The texture of the screen also impacts how much detail you can see. If a screen’s texture is evident from a usual seating distance, it will alter the image quality and possibly your enjoyment. If the screen material is very fine, then you will not see any texture from a normal viewing distance, so the image appears smooth.

Almost all of the screen reviews out there are of expensive screens, so we had to start from scratch. I first went to the AccuCal Projection Screen Material Report. W. Jeff Maier of AccuCal has tested samples of many screen materials using high-end equipment to determine their color accuracy and actual gain. Since he is dealing with only samples of the materials (often 8½- by 11-inch pieces) that he is sent through the mail, the report doesn’t go into construction or installation of the screens themselves.

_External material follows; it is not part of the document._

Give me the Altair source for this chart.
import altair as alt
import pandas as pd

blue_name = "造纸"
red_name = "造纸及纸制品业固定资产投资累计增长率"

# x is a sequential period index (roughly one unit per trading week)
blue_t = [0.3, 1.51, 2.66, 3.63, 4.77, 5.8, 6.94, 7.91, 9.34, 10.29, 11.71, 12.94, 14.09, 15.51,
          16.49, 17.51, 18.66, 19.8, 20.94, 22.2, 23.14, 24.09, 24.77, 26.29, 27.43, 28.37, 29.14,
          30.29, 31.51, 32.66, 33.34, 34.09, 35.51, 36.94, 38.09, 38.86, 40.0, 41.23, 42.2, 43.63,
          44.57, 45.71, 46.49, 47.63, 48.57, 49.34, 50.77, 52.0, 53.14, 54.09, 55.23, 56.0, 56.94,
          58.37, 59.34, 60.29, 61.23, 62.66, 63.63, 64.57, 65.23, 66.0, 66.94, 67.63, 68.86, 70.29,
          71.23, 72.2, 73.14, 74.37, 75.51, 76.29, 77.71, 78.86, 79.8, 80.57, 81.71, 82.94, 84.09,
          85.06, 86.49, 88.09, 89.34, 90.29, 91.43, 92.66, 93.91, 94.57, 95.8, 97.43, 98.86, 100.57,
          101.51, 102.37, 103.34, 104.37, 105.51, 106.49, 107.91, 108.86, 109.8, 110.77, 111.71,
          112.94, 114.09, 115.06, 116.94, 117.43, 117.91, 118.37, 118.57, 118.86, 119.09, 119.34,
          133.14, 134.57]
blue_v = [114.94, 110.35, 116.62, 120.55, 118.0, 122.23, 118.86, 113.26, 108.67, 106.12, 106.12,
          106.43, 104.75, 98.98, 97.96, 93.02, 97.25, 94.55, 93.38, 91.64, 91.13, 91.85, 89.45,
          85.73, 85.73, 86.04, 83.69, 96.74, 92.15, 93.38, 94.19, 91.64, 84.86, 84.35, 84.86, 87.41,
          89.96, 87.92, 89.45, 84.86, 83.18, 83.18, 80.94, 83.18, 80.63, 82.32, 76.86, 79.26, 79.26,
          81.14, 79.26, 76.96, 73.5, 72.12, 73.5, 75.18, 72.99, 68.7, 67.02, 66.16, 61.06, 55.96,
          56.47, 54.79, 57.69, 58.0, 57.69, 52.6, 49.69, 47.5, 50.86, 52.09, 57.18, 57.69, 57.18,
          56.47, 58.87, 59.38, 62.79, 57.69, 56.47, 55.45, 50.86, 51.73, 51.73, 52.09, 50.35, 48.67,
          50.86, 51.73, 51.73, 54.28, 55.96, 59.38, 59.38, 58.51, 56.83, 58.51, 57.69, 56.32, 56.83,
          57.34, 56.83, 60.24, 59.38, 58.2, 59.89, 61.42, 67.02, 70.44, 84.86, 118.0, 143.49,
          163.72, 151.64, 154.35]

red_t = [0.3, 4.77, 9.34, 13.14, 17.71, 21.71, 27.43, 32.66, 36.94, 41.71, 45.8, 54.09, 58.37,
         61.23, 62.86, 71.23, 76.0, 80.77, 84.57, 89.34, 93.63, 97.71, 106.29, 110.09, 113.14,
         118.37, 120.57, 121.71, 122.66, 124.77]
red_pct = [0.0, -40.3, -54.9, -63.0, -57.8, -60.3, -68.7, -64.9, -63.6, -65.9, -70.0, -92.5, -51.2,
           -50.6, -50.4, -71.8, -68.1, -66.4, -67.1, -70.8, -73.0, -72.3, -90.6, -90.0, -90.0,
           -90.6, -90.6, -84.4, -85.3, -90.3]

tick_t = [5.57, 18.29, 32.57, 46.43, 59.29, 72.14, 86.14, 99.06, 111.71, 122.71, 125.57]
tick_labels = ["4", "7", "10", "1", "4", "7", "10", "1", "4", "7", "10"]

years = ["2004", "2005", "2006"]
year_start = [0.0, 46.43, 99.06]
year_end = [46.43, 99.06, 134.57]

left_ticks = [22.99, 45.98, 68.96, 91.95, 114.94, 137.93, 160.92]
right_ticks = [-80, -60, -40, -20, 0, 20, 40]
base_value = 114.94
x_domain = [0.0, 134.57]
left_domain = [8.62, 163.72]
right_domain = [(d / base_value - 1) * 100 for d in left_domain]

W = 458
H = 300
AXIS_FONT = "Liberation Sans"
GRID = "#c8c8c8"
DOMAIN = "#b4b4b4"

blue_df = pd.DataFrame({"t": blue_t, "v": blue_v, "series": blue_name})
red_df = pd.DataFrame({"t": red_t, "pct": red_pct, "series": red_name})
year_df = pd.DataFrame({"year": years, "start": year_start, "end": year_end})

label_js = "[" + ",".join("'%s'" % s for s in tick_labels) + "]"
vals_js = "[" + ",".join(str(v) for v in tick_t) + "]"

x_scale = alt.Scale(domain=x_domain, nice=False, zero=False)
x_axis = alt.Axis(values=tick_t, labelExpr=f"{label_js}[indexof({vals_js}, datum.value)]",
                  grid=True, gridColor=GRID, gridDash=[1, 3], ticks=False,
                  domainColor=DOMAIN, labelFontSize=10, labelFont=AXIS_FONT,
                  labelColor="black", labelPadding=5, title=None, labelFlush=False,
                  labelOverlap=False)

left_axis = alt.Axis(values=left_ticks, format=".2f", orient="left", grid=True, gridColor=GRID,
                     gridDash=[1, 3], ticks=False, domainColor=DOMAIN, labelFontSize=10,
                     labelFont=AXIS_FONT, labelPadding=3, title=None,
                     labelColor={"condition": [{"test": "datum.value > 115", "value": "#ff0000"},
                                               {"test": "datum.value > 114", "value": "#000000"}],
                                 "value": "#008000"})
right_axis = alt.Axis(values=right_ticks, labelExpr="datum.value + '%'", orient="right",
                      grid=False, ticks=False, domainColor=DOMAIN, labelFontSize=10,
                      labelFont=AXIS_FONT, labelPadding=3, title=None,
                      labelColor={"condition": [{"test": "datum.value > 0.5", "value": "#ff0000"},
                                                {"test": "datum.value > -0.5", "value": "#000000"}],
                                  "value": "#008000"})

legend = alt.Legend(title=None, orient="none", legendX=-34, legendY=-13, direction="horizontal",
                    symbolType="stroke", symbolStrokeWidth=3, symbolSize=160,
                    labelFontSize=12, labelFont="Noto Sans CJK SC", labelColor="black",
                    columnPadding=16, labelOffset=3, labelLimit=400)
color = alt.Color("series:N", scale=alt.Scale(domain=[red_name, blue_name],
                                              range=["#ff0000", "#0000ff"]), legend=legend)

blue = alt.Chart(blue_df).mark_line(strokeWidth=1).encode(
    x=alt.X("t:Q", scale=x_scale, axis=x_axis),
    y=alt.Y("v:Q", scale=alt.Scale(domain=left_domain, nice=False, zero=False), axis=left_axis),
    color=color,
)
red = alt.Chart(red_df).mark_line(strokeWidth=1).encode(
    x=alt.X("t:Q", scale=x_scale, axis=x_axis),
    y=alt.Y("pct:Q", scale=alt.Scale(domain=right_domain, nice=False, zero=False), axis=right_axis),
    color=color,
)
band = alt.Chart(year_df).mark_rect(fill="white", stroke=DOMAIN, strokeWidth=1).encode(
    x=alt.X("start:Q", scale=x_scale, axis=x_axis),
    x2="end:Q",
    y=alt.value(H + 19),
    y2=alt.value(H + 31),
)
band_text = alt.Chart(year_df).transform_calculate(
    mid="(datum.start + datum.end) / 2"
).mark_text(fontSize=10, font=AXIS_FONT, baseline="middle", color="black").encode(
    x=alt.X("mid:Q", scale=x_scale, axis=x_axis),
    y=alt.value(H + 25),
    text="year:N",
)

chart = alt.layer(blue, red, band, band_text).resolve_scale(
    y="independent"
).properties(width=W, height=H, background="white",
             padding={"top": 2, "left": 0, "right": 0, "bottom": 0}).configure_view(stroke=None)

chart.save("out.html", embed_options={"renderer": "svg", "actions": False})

Next, my research turned to the main AVSForum and other resources. Here the screen conversations range from the top-of-the-line Stewart to a DIY option for $3 from Home Depot. There are also many small Internet Direct companies that would otherwise go unnoticed without discussions at AVS and other locations.

We also pored over reviews from Amazon, making sure to carefully read what people actually complained about. I also talked to other reviewers and calibrators to find out what they might have used and seen in their work that impressed them, even if they had not formally reviewed that particular screen.

After all that, we set out to review 100-inch, 16:9 screens, as close to 1.0 gain as possible. We figured this was a good-size, average screen that would work for most people. You can certainly go larger, though the image will be dimmer (by an amount equal to the increase in screen area). Since most modern home theater projectors won’t have an issue creating a bright image on a 100-inch screen (and most can even do larger), we didn’t feel anything higher than a 1.0 gain was necessary. Since most content is 16:9, that was also our preferred screen shape, though many companies make 2.35:1-shaped screens as well.

We didn’t test pull-down screens or ambient-light-rejecting materials unless we already had a sample around. Those are more specialized cases, and we were looking for the screen that would be best for the greatest number of people in a semi-permanent home setting.

We were looking for a roughly 100-inch, 1.0-gain, 16:9 screen that had very little color shift, no noticeable texture, good viewing angles, and easy installation and setup. And, ideally, was very inexpensive.

So to sum up, we were looking for a roughly 100-inch, 1.0-gain, 16:9 screen that had very little color shift, no noticeable texture, good viewing angles, and easy installation and setup—and, ideally, was very inexpensive. With that in mind, we ended up bringing in the Silver Ticket STR Series 100″, the Elite Screens SableFrame 2 100″ in CineWhite, the 100-inch Stewart StudioTek 130 and Cima Neve 1.1 screens, three 120-inch screen materials (blackout cloth, FlexiWhite, and FlexiGray) from Carl’s Place, Wilsonart Designer White laminate in an 8- by 4-foot sheet, Goo Systems" Screen Goo Reference White and GooToob, and Home Depot"s Behr Silver Screen. I also included in the testing my personal screen, a 122-inch Screen Innovations SolarHD 4K.

The Stewart and Screen Innovations screens are much more expensive models that are often sold only through custom AV retailers, but we still included them in our tests as references for comparison. Stewart is the best-selling screen brand for custom home theaters, and the StudioTek 130 is the company"s best-selling material. It is the reference standard for a home theater screen and the one most reviewers are likely to recommend if you ask for a single suggestion; I use it when testing projectors. In our tests of screens, we wanted to make sure to pit everything against this reference to see how well they performed.